Tendência dos fabricantes e futuro do pneu suplente

A Tesla é um dos fabricantes automóveis de veículos elétricos que não fornece pneu suplente

A tendência de eliminar o pneu suplente não mostra sinais de abrandar. Marcas como a Tesla, a Peugeot, a Renault, a Volkswagen e a Toyota já não o incluem na maioria dos seus modelos, a não ser como extra opcional. E mesmo em marcas premium, como BMW ou Mercedes-Benz, a aposta recai cada vez mais em pneus run-flat e kits de reparação.

Esta estratégia está fortemente alinhada com os objetivos europeus de descarbonização, eficiência energética e otimização do design. De acordo com o Regulamento (UE) 2019/631, os fabricantes são penalizados financeiramente se a média de emissões da sua frota ultrapassar os limites definidos — e a eliminação de peso “desnecessário”, como o pneu suplente, é uma das formas de atenuar este risco.

Por outro lado, os veículos elétricos — cada vez mais comuns no mercado europeu — apresentam constrangimentos de espaço e distribuição de peso ainda maiores, o que torna o pneu suplente praticamente impraticável. E com o aumento da conectividade e digitalização dos veículos, muitos fabricantes preferem apostar na integração de serviços de assistência ligados diretamente ao sistema de navegação ou apps da marca.

Conclusão

A ausência de pneu suplente nos automóveis modernos é mais do que uma tendência: é um reflexo da evolução da indústria automóvel. Pesa a necessidade de cumprir metas ambientais, de responder às exigências de design e de apostar em tecnologias mais leves e compactas.
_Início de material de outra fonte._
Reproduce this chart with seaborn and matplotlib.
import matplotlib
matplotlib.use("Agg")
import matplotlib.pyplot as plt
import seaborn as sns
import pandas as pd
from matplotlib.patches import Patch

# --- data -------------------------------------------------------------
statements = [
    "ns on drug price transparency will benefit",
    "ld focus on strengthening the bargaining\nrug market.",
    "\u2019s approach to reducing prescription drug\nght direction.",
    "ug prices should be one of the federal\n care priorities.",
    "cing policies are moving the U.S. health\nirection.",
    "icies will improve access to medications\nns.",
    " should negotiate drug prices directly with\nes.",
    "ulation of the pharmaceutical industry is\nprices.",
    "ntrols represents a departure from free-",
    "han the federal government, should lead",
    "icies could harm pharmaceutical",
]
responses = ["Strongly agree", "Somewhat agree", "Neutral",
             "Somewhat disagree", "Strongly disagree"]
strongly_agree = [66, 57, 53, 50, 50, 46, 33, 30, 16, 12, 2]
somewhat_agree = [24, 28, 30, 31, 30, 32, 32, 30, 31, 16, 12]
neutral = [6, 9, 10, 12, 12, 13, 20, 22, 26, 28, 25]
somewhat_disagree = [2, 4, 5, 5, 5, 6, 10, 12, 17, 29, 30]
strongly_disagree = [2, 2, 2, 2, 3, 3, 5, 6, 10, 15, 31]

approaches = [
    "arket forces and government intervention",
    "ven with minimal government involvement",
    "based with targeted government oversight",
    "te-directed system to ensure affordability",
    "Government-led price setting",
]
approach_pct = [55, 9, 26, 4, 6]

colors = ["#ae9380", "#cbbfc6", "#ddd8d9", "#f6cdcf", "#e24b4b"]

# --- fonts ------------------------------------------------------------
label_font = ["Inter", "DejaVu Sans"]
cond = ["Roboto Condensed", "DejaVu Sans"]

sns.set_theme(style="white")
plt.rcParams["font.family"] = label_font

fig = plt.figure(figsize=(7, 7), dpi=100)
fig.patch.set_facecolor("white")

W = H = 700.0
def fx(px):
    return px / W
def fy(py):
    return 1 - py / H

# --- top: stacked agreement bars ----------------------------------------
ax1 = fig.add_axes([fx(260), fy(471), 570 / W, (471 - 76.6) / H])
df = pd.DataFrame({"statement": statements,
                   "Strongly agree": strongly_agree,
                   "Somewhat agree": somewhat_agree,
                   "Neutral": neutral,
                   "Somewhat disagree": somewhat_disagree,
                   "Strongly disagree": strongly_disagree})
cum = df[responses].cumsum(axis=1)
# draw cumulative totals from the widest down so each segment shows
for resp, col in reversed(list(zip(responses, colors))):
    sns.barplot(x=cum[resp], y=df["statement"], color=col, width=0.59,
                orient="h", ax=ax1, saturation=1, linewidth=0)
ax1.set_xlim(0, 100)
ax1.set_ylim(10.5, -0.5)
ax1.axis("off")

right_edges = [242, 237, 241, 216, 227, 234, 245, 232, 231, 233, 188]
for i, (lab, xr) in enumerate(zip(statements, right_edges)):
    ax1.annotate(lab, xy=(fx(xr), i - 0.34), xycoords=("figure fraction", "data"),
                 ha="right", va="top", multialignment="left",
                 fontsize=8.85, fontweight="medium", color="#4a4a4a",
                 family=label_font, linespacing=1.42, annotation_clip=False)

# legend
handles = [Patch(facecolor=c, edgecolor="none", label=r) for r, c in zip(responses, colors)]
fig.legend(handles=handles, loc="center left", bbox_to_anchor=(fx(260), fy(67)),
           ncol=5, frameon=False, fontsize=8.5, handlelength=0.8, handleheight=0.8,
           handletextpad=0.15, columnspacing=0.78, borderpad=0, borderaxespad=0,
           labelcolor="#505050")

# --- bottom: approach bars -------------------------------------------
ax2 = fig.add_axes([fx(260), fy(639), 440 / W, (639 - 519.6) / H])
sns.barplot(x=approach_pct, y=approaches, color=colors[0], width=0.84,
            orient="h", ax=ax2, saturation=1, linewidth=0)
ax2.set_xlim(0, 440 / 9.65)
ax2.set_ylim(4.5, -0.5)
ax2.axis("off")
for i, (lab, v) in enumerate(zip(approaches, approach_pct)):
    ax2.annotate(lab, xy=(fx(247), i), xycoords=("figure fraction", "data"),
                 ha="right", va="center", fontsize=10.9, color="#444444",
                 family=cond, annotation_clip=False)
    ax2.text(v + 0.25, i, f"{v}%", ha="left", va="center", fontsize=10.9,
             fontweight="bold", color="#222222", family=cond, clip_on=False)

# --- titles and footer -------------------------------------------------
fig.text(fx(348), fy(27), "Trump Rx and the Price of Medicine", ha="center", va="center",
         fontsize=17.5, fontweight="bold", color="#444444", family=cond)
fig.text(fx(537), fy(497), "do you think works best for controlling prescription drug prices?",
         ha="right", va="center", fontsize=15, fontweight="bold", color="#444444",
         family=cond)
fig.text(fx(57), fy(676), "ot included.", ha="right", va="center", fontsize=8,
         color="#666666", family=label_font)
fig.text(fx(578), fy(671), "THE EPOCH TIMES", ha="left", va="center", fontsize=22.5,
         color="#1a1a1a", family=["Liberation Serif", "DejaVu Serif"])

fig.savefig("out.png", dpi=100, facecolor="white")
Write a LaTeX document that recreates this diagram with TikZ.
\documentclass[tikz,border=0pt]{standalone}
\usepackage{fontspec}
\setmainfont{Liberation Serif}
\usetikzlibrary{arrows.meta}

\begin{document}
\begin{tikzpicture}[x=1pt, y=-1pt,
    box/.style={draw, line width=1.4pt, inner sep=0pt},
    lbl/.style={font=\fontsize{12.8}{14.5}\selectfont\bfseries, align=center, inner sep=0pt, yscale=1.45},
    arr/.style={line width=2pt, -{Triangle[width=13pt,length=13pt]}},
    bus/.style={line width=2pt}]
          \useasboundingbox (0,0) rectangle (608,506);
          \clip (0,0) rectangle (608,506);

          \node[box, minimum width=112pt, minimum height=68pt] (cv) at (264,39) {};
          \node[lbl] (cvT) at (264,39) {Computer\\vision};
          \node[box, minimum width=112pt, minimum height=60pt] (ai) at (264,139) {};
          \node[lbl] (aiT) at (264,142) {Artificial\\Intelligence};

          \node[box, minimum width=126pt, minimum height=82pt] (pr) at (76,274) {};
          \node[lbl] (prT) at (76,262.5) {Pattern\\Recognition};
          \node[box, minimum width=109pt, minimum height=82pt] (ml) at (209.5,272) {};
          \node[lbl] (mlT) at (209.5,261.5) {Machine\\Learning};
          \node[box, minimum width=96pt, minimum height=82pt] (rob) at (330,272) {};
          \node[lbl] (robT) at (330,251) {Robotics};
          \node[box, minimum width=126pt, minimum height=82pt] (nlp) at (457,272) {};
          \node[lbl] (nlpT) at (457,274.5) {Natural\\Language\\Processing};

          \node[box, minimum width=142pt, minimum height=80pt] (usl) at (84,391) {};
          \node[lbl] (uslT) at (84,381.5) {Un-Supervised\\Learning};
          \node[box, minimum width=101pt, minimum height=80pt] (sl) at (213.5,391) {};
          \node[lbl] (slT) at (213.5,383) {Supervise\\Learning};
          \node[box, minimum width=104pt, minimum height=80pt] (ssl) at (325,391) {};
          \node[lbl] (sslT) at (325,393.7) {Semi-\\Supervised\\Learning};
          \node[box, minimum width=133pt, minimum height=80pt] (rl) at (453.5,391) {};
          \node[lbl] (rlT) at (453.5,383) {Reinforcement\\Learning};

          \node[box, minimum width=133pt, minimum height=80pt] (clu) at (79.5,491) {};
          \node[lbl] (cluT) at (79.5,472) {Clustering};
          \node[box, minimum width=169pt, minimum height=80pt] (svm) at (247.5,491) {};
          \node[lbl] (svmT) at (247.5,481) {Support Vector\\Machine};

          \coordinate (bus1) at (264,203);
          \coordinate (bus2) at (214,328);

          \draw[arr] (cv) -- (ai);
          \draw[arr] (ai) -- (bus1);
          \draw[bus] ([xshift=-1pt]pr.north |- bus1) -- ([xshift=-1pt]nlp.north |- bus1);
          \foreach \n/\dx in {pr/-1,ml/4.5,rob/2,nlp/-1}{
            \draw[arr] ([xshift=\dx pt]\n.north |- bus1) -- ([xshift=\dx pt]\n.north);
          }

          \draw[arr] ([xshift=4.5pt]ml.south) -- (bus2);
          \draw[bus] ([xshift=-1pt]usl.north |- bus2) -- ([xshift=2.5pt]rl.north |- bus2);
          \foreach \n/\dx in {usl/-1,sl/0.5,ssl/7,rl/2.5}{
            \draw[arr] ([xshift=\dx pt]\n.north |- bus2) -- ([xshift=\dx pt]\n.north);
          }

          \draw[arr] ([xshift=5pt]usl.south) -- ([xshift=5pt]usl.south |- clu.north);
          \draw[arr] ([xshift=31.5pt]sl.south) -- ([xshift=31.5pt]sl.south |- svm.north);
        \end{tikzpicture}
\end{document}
No entanto, a segurança e a preparação continuam a ser responsabilidade do condutor. Perceber as limitações do seu veículo, conhecer as soluções alternativas e tomar medidas preventivas são atitudes essenciais para evitar imprevistos desagradáveis na estrada.

Se o seu carro não tem pneu suplente, talvez esteja na altura de considerar se essa ausência faz sentido para o seu perfil de condução — ou se, por precaução, vale a pena recuperar essa peça “antiga”, mas ainda bastante útil.